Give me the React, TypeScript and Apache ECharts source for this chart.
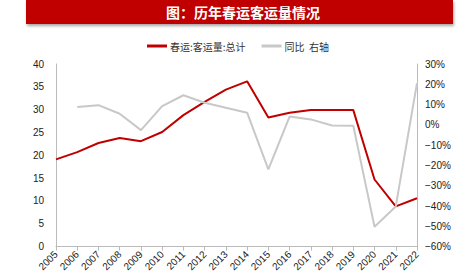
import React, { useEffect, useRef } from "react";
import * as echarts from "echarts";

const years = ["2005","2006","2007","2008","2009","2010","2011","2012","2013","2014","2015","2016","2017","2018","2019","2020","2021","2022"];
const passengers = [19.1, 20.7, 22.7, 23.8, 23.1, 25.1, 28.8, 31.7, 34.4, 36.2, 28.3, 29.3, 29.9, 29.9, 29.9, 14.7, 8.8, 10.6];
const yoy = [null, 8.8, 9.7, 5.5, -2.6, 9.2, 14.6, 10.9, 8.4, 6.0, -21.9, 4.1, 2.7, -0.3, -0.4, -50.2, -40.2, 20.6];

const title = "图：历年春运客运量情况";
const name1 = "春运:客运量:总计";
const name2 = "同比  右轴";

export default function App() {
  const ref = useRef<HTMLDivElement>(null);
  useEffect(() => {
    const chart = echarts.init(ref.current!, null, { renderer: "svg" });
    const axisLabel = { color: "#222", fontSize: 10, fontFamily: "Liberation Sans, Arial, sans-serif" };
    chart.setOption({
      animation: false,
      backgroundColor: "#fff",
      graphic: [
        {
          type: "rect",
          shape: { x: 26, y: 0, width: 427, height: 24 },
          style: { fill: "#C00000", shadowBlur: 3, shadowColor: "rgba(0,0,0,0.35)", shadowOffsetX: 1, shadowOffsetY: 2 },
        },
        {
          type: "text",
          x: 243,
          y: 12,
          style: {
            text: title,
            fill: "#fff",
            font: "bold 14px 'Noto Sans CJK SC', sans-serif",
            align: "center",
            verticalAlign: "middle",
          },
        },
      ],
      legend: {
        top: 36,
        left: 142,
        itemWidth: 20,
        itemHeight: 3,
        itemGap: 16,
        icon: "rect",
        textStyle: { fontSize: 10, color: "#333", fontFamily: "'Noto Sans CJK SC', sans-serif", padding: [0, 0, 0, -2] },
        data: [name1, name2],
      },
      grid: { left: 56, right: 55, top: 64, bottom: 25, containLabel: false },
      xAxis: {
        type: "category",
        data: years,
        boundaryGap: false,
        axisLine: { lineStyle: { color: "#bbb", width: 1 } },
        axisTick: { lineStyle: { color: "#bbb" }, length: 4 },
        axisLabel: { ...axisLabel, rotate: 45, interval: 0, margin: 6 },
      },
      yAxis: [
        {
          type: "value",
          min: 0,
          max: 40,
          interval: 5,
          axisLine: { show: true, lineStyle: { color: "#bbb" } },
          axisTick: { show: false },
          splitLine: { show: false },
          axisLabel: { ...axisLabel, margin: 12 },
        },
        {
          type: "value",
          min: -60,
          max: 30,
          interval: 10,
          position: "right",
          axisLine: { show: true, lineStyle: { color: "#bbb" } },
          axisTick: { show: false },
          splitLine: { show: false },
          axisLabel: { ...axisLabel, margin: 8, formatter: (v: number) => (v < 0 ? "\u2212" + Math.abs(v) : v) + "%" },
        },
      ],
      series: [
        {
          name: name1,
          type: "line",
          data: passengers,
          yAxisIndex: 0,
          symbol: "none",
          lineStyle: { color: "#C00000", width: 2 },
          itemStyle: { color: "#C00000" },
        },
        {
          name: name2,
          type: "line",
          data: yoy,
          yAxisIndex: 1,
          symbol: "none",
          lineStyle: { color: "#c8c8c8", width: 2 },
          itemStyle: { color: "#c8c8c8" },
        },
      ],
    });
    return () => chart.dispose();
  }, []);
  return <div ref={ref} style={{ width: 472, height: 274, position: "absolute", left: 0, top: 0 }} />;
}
▬▬▬
# Direction
Make an exact copy of the data, leaving its pictures out.

# Answer to the exercise
Give me the React, TypeScript and Apache ECharts source for this chart.
import React, { useEffect, useRef } from "react";
import * as echarts from "echarts";

const years = ["2005","2006","2007","2008","2009","2010","2011","2012","2013","2014","2015","2016","2017","2018","2019","2020","2021","2022"];
const passengers = [19.1, 20.7, 22.7, 23.8, 23.1, 25.1, 28.8, 31.7, 34.4, 36.2, 28.3, 29.3, 29.9, 29.9, 29.9, 14.7, 8.8, 10.6];
const yoy = [null, 8.8, 9.7, 5.5, -2.6, 9.2, 14.6, 10.9, 8.4, 6.0, -21.9, 4.1, 2.7, -0.3, -0.4, -50.2, -40.2, 20.6];

const title = "图：历年春运客运量情况";
const name1 = "春运:客运量:总计";
const name2 = "同比  右轴";

export default function App() {
  const ref = useRef<HTMLDivElement>(null);
  useEffect(() => {
    const chart = echarts.init(ref.current!, null, { renderer: "svg" });
    const axisLabel = { color: "#222", fontSize: 10, fontFamily: "Liberation Sans, Arial, sans-serif" };
    chart.setOption({
      animation: false,
      backgroundColor: "#fff",
      graphic: [
        {
          type: "rect",
          shape: { x: 26, y: 0, width: 427, height: 24 },
          style: { fill: "#C00000", shadowBlur: 3, shadowColor: "rgba(0,0,0,0.35)", shadowOffsetX: 1, shadowOffsetY: 2 },
        },
        {
          type: "text",
          x: 243,
          y: 12,
          style: {
            text: title,
            fill: "#fff",
            font: "bold 14px 'Noto Sans CJK SC', sans-serif",
            align: "center",
            verticalAlign: "middle",
          },
        },
      ],
      legend: {
        top: 36,
        left: 142,
        itemWidth: 20,
        itemHeight: 3,
        itemGap: 16,
        icon: "rect",
        textStyle: { fontSize: 10, color: "#333", fontFamily: "'Noto Sans CJK SC', sans-serif", padding: [0, 0, 0, -2] },
        data: [name1, name2],
      },
      grid: { left: 56, right: 55, top: 64, bottom: 25, containLabel: false },
      xAxis: {
        type: "category",
        data: years,
        boundaryGap: false,
        axisLine: { lineStyle: { color: "#bbb", width: 1 } },
        axisTick: { lineStyle: { color: "#bbb" }, length: 4 },
        axisLabel: { ...axisLabel, rotate: 45, interval: 0, margin: 6 },
      },
      yAxis: [
        {
          type: "value",
          min: 0,
          max: 40,
          interval: 5,
          axisLine: { show: true, lineStyle: { color: "#bbb" } },
          axisTick: { show: false },
          splitLine: { show: false },
          axisLabel: { ...axisLabel, margin: 12 },
        },
        {
          type: "value",
          min: -60,
          max: 30,
          interval: 10,
          position: "right",
          axisLine: { show: true, lineStyle: { color: "#bbb" } },
          axisTick: { show: false },
          splitLine: { show: false },
          axisLabel: { ...axisLabel, margin: 8, formatter: (v: number) => (v < 0 ? "\u2212" + Math.abs(v) : v) + "%" },
        },
      ],
      series: [
        {
          name: name1,
          type: "line",
          data: passengers,
          yAxisIndex: 0,
          symbol: "none",
          lineStyle: { color: "#C00000", width: 2 },
          itemStyle: { color: "#C00000" },
        },
        {
          name: name2,
          type: "line",
          data: yoy,
          yAxisIndex: 1,
          symbol: "none",
          lineStyle: { color: "#c8c8c8", width: 2 },
          itemStyle: { color: "#c8c8c8" },
        },
      ],
    });
    return () => chart.dispose();
  }, []);
  return <div ref={ref} style={{ width: 472, height: 274, position: "absolute", left: 0, top: 0 }} />;
}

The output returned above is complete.